*** Information provided

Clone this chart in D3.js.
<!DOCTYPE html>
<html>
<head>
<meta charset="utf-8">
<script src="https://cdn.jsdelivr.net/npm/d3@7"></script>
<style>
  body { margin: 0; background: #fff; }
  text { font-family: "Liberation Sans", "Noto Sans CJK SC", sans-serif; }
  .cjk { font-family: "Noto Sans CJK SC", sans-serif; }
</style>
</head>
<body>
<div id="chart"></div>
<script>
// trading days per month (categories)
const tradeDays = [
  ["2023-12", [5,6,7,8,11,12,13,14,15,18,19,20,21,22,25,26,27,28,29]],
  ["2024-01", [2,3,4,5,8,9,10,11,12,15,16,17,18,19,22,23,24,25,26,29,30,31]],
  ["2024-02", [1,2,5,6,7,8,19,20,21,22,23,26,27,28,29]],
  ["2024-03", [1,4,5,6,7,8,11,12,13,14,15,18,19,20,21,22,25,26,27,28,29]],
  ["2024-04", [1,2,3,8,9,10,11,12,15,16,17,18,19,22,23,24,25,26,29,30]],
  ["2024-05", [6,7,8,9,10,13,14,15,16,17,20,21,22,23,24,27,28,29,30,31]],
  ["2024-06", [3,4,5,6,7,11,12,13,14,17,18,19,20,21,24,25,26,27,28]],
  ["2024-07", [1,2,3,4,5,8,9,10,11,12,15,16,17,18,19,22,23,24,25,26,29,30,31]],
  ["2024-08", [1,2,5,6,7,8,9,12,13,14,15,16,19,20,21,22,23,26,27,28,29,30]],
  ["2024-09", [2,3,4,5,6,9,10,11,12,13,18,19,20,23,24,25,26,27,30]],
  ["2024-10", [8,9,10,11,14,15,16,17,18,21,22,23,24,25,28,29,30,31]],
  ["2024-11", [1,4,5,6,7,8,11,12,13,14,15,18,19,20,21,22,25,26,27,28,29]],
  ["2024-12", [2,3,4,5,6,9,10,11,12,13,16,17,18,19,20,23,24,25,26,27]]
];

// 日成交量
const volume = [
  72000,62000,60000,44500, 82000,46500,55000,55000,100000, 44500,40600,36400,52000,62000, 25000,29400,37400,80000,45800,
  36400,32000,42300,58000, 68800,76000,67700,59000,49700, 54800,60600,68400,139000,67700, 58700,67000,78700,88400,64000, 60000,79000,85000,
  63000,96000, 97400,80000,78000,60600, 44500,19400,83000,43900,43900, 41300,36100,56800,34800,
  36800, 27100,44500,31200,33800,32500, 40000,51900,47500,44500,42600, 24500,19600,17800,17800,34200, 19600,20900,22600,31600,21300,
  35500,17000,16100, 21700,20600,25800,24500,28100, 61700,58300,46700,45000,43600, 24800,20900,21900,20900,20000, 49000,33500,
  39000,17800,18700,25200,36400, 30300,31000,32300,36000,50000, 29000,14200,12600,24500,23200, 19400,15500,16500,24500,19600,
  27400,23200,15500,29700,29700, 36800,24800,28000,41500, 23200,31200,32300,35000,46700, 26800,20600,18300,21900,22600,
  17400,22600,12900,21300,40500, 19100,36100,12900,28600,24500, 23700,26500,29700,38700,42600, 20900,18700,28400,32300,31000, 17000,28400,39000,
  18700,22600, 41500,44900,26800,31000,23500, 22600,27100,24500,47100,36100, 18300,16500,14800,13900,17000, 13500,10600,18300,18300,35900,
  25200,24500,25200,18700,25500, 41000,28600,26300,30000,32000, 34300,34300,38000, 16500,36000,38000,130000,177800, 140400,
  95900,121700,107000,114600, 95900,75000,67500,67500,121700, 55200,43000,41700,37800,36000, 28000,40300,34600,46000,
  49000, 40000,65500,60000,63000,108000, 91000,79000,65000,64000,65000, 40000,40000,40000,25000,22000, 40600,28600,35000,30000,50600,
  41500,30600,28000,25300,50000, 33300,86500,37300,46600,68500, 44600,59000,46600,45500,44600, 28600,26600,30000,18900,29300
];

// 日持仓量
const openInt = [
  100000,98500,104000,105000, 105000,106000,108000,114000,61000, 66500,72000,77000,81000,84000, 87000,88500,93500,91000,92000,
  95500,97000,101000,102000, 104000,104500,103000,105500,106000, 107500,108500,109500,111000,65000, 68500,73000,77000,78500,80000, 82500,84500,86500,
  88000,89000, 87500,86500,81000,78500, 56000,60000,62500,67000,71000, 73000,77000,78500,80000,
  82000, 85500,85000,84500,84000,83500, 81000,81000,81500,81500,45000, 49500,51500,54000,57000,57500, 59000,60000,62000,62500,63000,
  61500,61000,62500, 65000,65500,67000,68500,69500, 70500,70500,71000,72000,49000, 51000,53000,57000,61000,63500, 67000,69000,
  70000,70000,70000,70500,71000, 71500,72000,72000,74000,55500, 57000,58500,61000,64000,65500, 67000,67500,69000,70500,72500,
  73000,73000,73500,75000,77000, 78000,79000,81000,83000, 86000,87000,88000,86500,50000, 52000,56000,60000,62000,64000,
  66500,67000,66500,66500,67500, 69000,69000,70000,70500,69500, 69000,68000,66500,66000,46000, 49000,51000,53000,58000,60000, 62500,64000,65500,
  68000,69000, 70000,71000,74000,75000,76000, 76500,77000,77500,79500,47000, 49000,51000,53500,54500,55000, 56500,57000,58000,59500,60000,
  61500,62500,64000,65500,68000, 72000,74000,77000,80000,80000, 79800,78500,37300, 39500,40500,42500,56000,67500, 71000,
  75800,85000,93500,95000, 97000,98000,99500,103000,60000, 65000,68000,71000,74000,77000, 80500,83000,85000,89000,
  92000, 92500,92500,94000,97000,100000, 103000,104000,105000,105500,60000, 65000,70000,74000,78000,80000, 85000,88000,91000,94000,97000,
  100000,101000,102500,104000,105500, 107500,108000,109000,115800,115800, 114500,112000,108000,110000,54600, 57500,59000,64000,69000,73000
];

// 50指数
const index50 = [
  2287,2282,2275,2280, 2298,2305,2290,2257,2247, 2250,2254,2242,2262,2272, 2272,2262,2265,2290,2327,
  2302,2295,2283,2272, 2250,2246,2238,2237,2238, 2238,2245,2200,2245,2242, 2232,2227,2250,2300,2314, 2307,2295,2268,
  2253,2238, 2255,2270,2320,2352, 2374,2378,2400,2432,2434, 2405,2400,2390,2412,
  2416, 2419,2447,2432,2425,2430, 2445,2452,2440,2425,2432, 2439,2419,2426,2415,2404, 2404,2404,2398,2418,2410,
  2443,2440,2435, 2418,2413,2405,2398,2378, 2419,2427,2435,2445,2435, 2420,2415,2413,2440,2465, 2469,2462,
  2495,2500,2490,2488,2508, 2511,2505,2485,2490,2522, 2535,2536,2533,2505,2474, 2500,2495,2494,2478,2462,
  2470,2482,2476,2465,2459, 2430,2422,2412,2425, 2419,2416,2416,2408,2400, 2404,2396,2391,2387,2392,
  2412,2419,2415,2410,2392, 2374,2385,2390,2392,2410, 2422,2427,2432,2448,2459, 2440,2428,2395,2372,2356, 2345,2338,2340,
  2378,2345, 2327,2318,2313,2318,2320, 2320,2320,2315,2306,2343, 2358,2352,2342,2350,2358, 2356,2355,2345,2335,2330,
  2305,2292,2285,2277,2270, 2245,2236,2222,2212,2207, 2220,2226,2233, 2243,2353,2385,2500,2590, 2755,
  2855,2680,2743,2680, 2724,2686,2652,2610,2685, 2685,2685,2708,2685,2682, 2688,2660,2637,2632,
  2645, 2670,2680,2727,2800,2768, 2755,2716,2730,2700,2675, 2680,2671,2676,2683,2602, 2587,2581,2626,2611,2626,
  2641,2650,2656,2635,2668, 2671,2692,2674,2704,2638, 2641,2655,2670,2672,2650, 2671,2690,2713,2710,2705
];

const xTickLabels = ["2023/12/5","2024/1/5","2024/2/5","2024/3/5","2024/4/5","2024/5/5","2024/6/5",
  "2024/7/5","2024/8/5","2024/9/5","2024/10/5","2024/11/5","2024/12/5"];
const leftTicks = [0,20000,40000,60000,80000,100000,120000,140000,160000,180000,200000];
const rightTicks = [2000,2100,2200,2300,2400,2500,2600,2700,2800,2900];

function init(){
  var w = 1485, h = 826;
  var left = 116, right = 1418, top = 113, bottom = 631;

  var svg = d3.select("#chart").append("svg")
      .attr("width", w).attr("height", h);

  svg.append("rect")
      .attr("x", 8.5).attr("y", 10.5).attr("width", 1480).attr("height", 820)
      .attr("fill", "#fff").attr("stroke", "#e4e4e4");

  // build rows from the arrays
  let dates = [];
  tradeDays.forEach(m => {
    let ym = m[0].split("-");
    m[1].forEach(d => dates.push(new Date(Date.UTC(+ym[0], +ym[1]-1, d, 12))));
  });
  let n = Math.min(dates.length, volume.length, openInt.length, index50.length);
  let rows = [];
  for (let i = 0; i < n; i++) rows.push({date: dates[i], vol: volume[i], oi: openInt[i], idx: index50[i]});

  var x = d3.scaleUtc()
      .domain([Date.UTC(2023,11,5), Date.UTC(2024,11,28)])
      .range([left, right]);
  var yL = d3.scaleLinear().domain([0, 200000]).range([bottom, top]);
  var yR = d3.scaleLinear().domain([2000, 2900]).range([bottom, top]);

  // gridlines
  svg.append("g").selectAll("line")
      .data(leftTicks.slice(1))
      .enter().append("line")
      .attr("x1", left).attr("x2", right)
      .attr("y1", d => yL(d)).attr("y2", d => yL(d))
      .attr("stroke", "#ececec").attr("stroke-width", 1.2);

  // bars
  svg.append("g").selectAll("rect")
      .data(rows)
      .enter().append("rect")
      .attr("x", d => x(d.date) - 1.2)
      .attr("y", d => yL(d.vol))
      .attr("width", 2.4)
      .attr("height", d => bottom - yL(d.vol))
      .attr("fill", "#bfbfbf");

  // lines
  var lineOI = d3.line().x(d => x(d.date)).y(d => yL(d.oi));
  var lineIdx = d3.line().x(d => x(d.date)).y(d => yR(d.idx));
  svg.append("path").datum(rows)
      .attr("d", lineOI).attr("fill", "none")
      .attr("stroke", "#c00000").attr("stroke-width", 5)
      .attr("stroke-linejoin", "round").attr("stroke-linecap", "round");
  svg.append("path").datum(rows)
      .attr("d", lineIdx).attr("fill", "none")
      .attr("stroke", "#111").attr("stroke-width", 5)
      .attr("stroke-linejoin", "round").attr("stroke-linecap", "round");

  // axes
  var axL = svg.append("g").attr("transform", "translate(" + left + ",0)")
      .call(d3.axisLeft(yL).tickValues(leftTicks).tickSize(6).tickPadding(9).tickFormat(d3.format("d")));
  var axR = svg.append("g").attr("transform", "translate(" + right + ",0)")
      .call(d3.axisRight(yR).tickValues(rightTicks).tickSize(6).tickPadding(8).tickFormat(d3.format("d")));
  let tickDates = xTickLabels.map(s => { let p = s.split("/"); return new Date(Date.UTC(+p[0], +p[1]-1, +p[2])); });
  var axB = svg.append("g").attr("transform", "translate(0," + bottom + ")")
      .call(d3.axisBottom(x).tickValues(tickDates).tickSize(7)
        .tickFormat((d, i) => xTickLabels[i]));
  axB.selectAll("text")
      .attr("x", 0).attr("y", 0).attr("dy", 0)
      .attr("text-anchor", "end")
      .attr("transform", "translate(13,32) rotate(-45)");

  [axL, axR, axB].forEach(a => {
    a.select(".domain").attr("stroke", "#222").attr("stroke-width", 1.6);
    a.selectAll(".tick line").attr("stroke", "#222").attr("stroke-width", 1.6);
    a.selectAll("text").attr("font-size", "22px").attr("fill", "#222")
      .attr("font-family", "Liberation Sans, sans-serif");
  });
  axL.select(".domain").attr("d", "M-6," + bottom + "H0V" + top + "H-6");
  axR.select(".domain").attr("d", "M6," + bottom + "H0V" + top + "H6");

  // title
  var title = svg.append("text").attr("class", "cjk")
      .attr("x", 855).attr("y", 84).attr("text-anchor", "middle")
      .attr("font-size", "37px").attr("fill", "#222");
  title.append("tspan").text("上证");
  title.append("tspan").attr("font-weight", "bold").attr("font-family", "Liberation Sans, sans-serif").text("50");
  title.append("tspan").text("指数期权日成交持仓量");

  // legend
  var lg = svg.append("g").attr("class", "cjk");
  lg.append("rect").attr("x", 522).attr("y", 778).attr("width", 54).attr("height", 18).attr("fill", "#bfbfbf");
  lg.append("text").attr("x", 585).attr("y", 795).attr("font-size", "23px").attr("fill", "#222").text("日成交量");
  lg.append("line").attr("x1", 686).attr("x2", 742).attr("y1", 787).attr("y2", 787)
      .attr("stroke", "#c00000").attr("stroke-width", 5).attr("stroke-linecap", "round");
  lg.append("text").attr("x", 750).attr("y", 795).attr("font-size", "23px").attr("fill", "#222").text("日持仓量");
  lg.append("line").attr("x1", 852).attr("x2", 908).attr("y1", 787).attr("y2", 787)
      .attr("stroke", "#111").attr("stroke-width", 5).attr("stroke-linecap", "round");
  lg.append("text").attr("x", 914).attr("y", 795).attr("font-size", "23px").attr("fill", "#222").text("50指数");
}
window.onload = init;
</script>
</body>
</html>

******

* Given problem
Each line of the material above either contains the word "chart" or does not; state how many do, and nothing else.

* Written answer
3